▶ _WORK TO DO_: In the listing below, pick out lines with "Convert".

§

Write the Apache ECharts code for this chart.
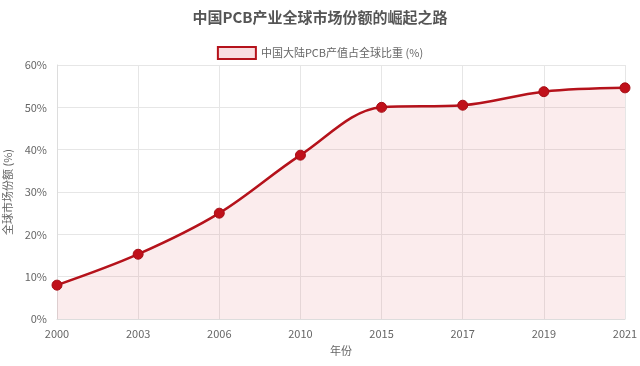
<!DOCTYPE html>
<html><head><meta charset="utf-8">
<script src="https://cdn.jsdelivr.net/npm/echarts@6/dist/echarts.min.js"></script>
<style>html,body{margin:0;padding:0;background:#fff}#c{width:640px;height:366px}</style>
</head><body><div id="c"></div>
<script>
const years = ['2000','2003','2006','2010','2015','2017','2019','2021'];
const shares = [8.0, 15.3, 25.0, 38.7, 50.0, 50.5, 53.7, 54.6];
const seriesName = '中国大陆PCB产值占全球比重 (%)';
const chart = echarts.init(document.getElementById('c'));
const font = '"Noto Sans CJK SC", "Helvetica Neue", Arial, sans-serif';
chart.setOption({
  animation: false,
  title: {text: '中国PCB产业全球市场份额的崛起之路', left: 'center', top: 5,
    textStyle: {fontSize: 15, fontWeight: 'bold', color: '#555', fontFamily: font}},
  legend: {top: 41, left: 'center', itemWidth: 38, itemHeight: 12, itemGap: 6,
    textStyle: {fontSize: 11, color: '#666', fontFamily: font},
    data: [{name: seriesName, icon: 'rect', itemStyle: {color: 'rgba(230,120,130,0.25)', borderColor: '#b5121b', borderWidth: 2}}]},
  grid: {left: 57, right: 15, top: 65, bottom: 47, outerBoundsMode: 'none', containLabel: false},
  xAxis: {type: 'category', data: years, boundaryGap: false,
    name: '年份', nameLocation: 'middle', nameGap: 26,
    nameTextStyle: {fontSize: 11, color: '#666', fontFamily: font},
    axisLine: {lineStyle: {color: '#ddd'}}, axisTick: {show: false},
    axisLabel: {fontSize: 11, color: '#666', margin: 9, fontFamily: font},
    splitLine: {show: true, lineStyle: {color: '#e6e6e6'}}},
  yAxis: {type: 'value', min: 0, max: 60, interval: 10,
    name: '全球市场份额 (%)', nameLocation: 'middle', nameGap: 42, nameRotate: 90,
    nameTextStyle: {fontSize: 11, color: '#666', fontFamily: font},
    axisLine: {show: true, lineStyle: {color: '#ddd'}}, axisTick: {show: false},
    axisLabel: {fontSize: 11, color: '#666', margin: 10, formatter: '{value}%', fontFamily: font},
    splitLine: {lineStyle: {color: '#e6e6e6'}}},
  series: [{name: seriesName, type: 'line', data: shares, smooth: 0.35,
    symbol: 'circle', symbolSize: 10,
    lineStyle: {color: '#b5121b', width: 2.5},
    itemStyle: {color: '#c0101a', borderColor: '#a50e16', borderWidth: 1},
    areaStyle: {color: 'rgba(230,120,130,0.2)'}}]
});
</script></body></html>
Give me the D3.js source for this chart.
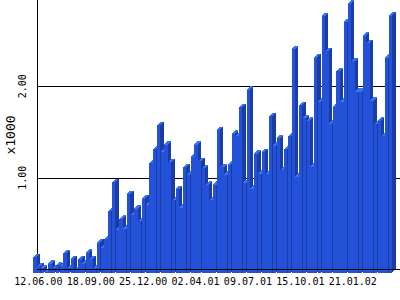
<!DOCTYPE html>
<html>
<head>
<meta charset="utf-8">
<script src="https://cdn.jsdelivr.net/npm/d3@7"></script>
<style>
  html, body { margin: 0; padding: 0; background: #fff; }
  svg { display: block; }
  text { font-family: "DejaVu Sans Mono", monospace; fill: #000; }
</style>
</head>
<body>
<div id="chart"></div>
<script>
// weekly values, in thousands, starting 12.06.00
const values = [
  0.17, 0.07, 0.05, 0.01, 0.10, 0.05, 0.08, 0.07, 0.21, 0.05,
  0.15, 0.03, 0.15, 0.10, 0.22, 0.15, 0.05, 0.33, 0.27, 0.37,
  0.67, 0.99, 0.47, 0.59, 0.48, 0.86, 0.63, 0.70, 0.56, 0.81,
  0.74, 1.20, 1.35, 1.61, 1.32, 1.40, 1.21, 0.79, 0.91, 0.71,
  1.15, 1.07, 1.26, 1.40, 1.22, 1.14, 0.96, 0.79, 0.96, 1.56,
  1.15, 1.07, 1.18, 1.52, 1.49, 1.81, 0.98, 2.00, 0.92, 1.30,
  1.08, 1.32, 1.08, 1.71, 1.39, 1.47, 1.12, 1.35, 1.49, 2.44,
  1.05, 1.83, 1.69, 1.66, 1.16, 2.35, 1.87, 2.80, 2.42, 1.63,
  1.81, 2.20, 1.87, 2.74, 2.94, 2.31, 1.98, 1.98, 2.59, 2.51,
  1.88, 1.62, 1.66, 1.49, 2.35, 2.81
];
const tickWeeks = [0, 14, 28, 42, 56, 70, 84];
const tickLabels = ['12.06.00', '18.09.00', '25.12.00', '02.04.01', '09.07.01', '15.10.01', '21.01.02'];
const yTicks = [1, 2];
const yTickLabels = ['1.00', '2.00'];

const W = 400, H = 300;
const depth = 3.4; // 3d offset
const colors = { front: '#2352d9', side: '#1b3ba5', top: '#3574f7' };

const svg = d3.select('#chart').append('svg')
  .attr('width', W).attr('height', H)
  .attr('shape-rendering', 'crispEdges');

const x = d3.scaleBand()
  .domain(d3.range(values.length))
  .range([33.3, 33.3 + values.length * 3.743])
  .padding(0);
const bw = x.bandwidth() * 0.88;

// front plane scale; back plane is shifted by depth
const y = d3.scaleLinear().domain([0, 2.943]).range([272.7, depth]);
const left = x(0) + depth;

// gridlines (back plane)
svg.selectAll('.grid')
  .data(yTicks)
  .join('line')
  .attr('x1', left).attr('x2', W)
  .attr('y1', d => Math.round(y(d) - depth) + 0.5)
  .attr('y2', d => Math.round(y(d) - depth) + 0.5)
  .attr('stroke', '#000');

// y axis line
svg.append('line')
  .attr('x1', Math.round(left) + 0.5).attr('x2', Math.round(left) + 0.5)
  .attr('y1', 0).attr('y2', y(0) - depth)
  .attr('stroke', '#000');

// bars, left to right
const bars = svg.selectAll('.bar')
  .data(values)
  .join('g')
  .attr('class', 'bar');

bars.append('rect')
  .attr('x', (d, i) => x(i))
  .attr('y', d => y(d))
  .attr('width', bw)
  .attr('height', d => y(0) - y(d))
  .attr('fill', colors.front);

bars.append('path')
  .attr('fill', colors.side)
  .attr('d', (d, i) => {
    const x1 = x(i) + bw;
    return `M${x1},${y(d)}L${x1 + depth},${y(d) - depth}L${x1 + depth},${y(0) - depth}L${x1},${y(0)}Z`;
  });

bars.append('path')
  .attr('fill', colors.top)
  .attr('d', (d, i) => {
    const x0 = x(i), yt = y(d);
    return `M${x0},${yt}L${x0 + depth},${yt - depth}L${x0 + bw + depth},${yt - depth}L${x0 + bw},${yt}Z`;
  });

// x axis line drawn over the bars
svg.append('line')
  .attr('x1', left).attr('x2', W)
  .attr('y1', Math.round(y(0) - depth) + 0.5)
  .attr('y2', Math.round(y(0) - depth) + 0.5)
  .attr('stroke', '#000');

// x labels
svg.selectAll('.xlab')
  .data(tickWeeks)
  .join('text')
  .attr('x', d => x(d) + bw / 2 + depth)
  .attr('y', 285)
  .attr('text-anchor', 'middle')
  .style('font-size', '10px')
  .text((d, i) => tickLabels[i]);

// y labels, rotated
svg.selectAll('.ylab')
  .data(yTicks)
  .join('text')
  .attr('transform', d => `translate(25.5,${y(d) - depth}) rotate(-90)`)
  .attr('text-anchor', 'middle')
  .style('font-size', '10px')
  .text((d, i) => yTickLabels[i]);

svg.append('text')
  .attr('transform', `translate(14.5,135) rotate(-90)`)
  .attr('text-anchor', 'middle')
  .style('font-size', '13px')
  .text('x1000');
</script>
</body>
</html>
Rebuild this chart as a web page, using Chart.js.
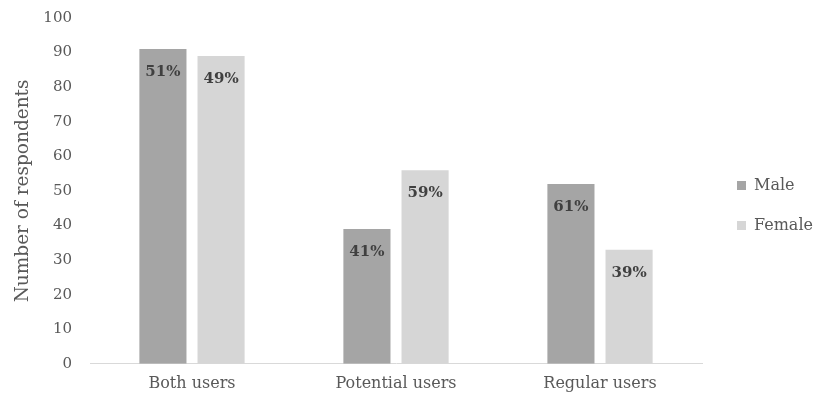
<!DOCTYPE html>
<html>
<head>
<meta charset="utf-8">
<script src="https://cdn.jsdelivr.net/npm/chart.js@4.4.1/dist/chart.umd.min.js"></script>
<style>
  html, body { margin: 0; padding: 0; background: #ffffff; }
  #wrap { width: 816px; height: 403px; }
</style>
</head>
<body>
<div id="wrap"><canvas id="c" width="816" height="403"></canvas></div>
<script>
// Respondents by user group and gender
const categories = ["Both users", "Potential users", "Regular users"];
const maleCounts = [91, 39, 52];
const femaleCounts = [89, 56, 33];
const yTicks = [0, 10, 20, 30, 40, 50, 60, 70, 80, 90, 100];

const FONT = "'DejaVu Serif', serif";

// Share of each gender within a group, rounded to a whole percent
function share(a, b) { return Math.round(a / (a + b) * 100) + "%"; }
const maleShare = maleCounts.map((m, i) => share(m, femaleCounts[i]));
const femaleShare = femaleCounts.map((f, i) => share(f, maleCounts[i]));

// Writes the percentage near the top of every bar
const barLabels = {
  id: "barLabels",
  afterDatasetsDraw(chart) {
    const ctx = chart.ctx;
    ctx.save();
    ctx.font = "bold 15px " + FONT;
    ctx.fillStyle = "#404040";
    ctx.textAlign = "center";
    ctx.textBaseline = "middle";
    const texts = [maleShare, femaleShare];
    chart.data.datasets.forEach((ds, di) => {
      chart.getDatasetMeta(di).data.forEach((bar, i) => {
        ctx.fillText(texts[di][i], bar.x, bar.y + 23);
      });
    });
    ctx.restore();
  }
};

// Nudges the legend block towards the right edge of the canvas
const legendShift = {
  id: "legendShift",
  afterLayout(chart) {
    const lg = chart.legend;
    if (!lg) return;
    const dx = 713 - lg.left;
    lg.left += dx;
    lg.right += dx;
    lg.top += 4;
    lg.bottom += 4;
  }
};

new Chart(document.getElementById("c"), {
  type: "bar",
  data: {
    labels: categories,
    datasets: [
      { label: "Male", data: maleCounts, backgroundColor: "#a5a5a5",
        barPercentage: 0.81, categoryPercentage: 0.57 },
      { label: "Female", data: femaleCounts, backgroundColor: "#d6d6d6",
        barPercentage: 0.81, categoryPercentage: 0.57 }
    ]
  },
  options: {
    responsive: false,
    animation: false,
    devicePixelRatio: 1,
    layout: { padding: { left: 9, right: 4, top: 0, bottom: 0 } },
    plugins: {
      tooltip: { enabled: false },
      legend: {
        position: "right",
        align: "center",
        labels: {
          boxWidth: 9,
          boxHeight: 9,
          padding: 24,
          color: "#595959",
          font: { family: FONT, size: 16 }
        }
      }
    },
    scales: {
      x: {
        grid: { display: false, drawTicks: false },
        border: { display: true, color: "#d9d9d9", width: 1 },
        ticks: { color: "#595959", font: { family: FONT, size: 16 }, padding: 10 }
      },
      y: {
        min: 0,
        max: 100,
        afterBuildTicks(axis) { axis.ticks = yTicks.map(v => ({ value: v })); },
        grid: { display: false, drawTicks: false },
        border: { display: false },
        ticks: { color: "#595959", font: { family: FONT, size: 15 }, padding: 18 },
        title: {
          display: true,
          text: "Number of respondents",
          color: "#595959",
          font: { family: FONT, size: 18.5 },
          padding: { top: 3, bottom: 2 }
        },
        afterFit(axis) {
          axis.width = 81;
          axis.paddingTop = 18;
        }
      }
    }
  },
  plugins: [barLabels, legendShift]
});
</script>
</body>
</html>
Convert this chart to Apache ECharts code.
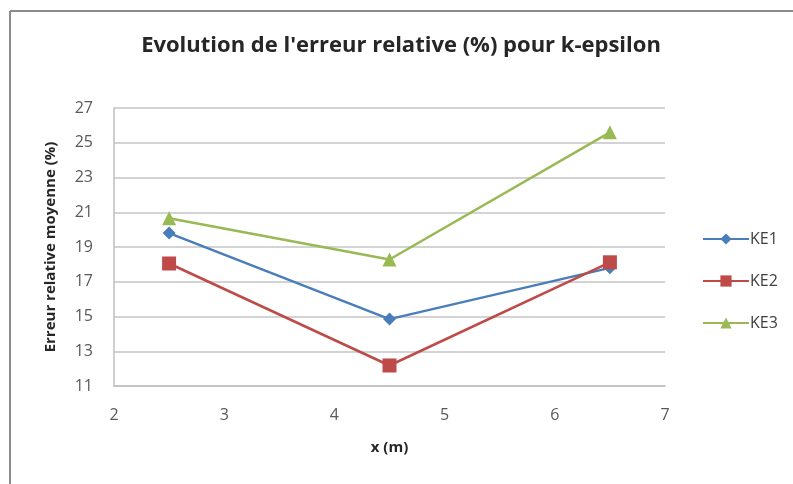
<!DOCTYPE html>
<html>
<head>
<meta charset="utf-8">
<script src="https://cdn.jsdelivr.net/npm/echarts@6/dist/echarts.min.js"></script>
<style>
html,body{margin:0;padding:0;background:#fff;}
#chart{width:793px;height:484px;}
</style>
</head>
<body>
<div id="chart"></div>
<script>
// Positions along the channel (m)
const positions = [2.5, 4.5, 6.5];
// Mean relative error (%) for each k-epsilon variant
const ke1 = [19.8, 14.85, 17.8];
const ke2 = [18.05, 12.18, 18.12];
const ke3 = [20.66, 18.28, 25.6];
const seriesNames = ['KE1', 'KE2', 'KE3'];

const pair = (xs, ys) => xs.map((x, i) => [x, ys[i]]);

const chart = echarts.init(document.getElementById('chart'), null, {renderer: 'canvas'});
const font = '"Open Sans", "Liberation Sans", sans-serif';

chart.setOption({
  backgroundColor: '#ffffff',
  animation: false,
  title: {
    text: "Evolution de l'erreur relative (%) pour k-epsilon",
    left: 396, top: 30, textAlign: 'center',
    textStyle: {fontFamily: font, fontSize: 22, fontWeight: 'bold', color: '#262626'}
  },
  graphic: [
    {type: 'line', shape: {x1: 10, y1: 11, x2: 793, y2: 11}, style: {stroke: '#8c8c8c', lineWidth: 2}},
    {type: 'line', shape: {x1: 10, y1: 11, x2: 10, y2: 484}, style: {stroke: '#8c8c8c', lineWidth: 2}}
  ],
  legend: {
    orient: 'vertical', left: 697, top: 226, itemGap: 26,
    itemWidth: 46, itemHeight: 14,
    textStyle: {fontFamily: font, fontSize: 16, color: '#404040', padding: [0, 0, 0, -4]},
    data: seriesNames
  },
  grid: {left: 114, right: 128, top: 108, bottom: 98},
  xAxis: {
    type: 'value', min: 2, max: 7, interval: 1,
    name: 'x (m)', nameLocation: 'middle', nameGap: 54,
    nameTextStyle: {fontFamily: font, fontSize: 15, fontWeight: 'bold', color: '#262626'},
    axisLine: {show: true, lineStyle: {color: '#bfbfbf', width: 1.5}},
    axisTick: {show: false},
    splitLine: {show: false},
    axisLabel: {fontFamily: font, fontSize: 16, color: '#595959', margin: 21}
  },
  yAxis: {
    type: 'value', min: 11, max: 27, interval: 2,
    name: 'Erreur relative moyenne (%)', nameLocation: 'middle', nameGap: 56,
    nameTextStyle: {fontFamily: font, fontSize: 15, fontWeight: 'bold', color: '#262626'},
    axisLine: {show: true, lineStyle: {color: '#bfbfbf', width: 1.5}},
    axisTick: {show: false},
    splitLine: {show: true, lineStyle: {color: '#c4c4c4', width: 1.5}},
    axisLabel: {fontFamily: font, fontSize: 16, color: '#595959', margin: 21}
  },
  series: [
    {name: 'KE1', type: 'line', data: pair(positions, ke1), symbol: 'diamond', symbolSize: 13,
     lineStyle: {color: '#4a7ebb', width: 2.5}, itemStyle: {color: '#4a7ebb'}},
    {name: 'KE2', type: 'line', data: pair(positions, ke2), symbol: 'rect', symbolSize: 14,
     lineStyle: {color: '#be4b48', width: 2.5}, itemStyle: {color: '#be4b48'}},
    {name: 'KE3', type: 'line', data: pair(positions, ke3), symbol: 'triangle', symbolSize: 14,
     lineStyle: {color: '#98b954', width: 2.5}, itemStyle: {color: '#98b954'}}
  ]
});
</script>
</body>
</html>
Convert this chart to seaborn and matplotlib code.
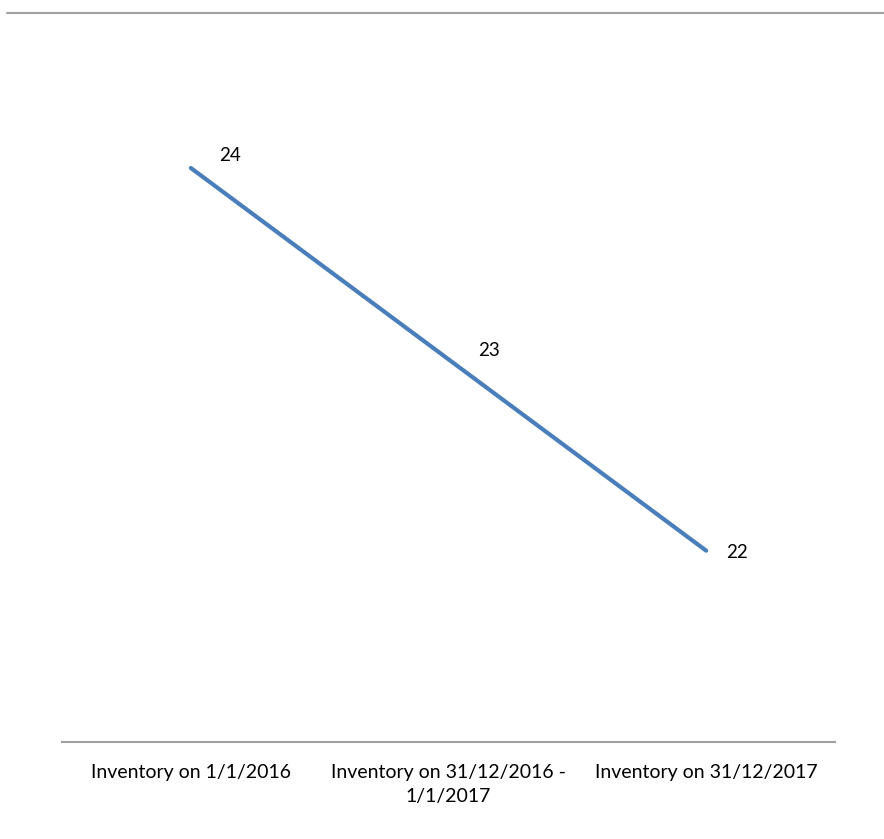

§

▶ _RESULT OF THE EXERCISE_:
Convert this chart to Apache ECharts code.
Convert this chart to seaborn and matplotlib code.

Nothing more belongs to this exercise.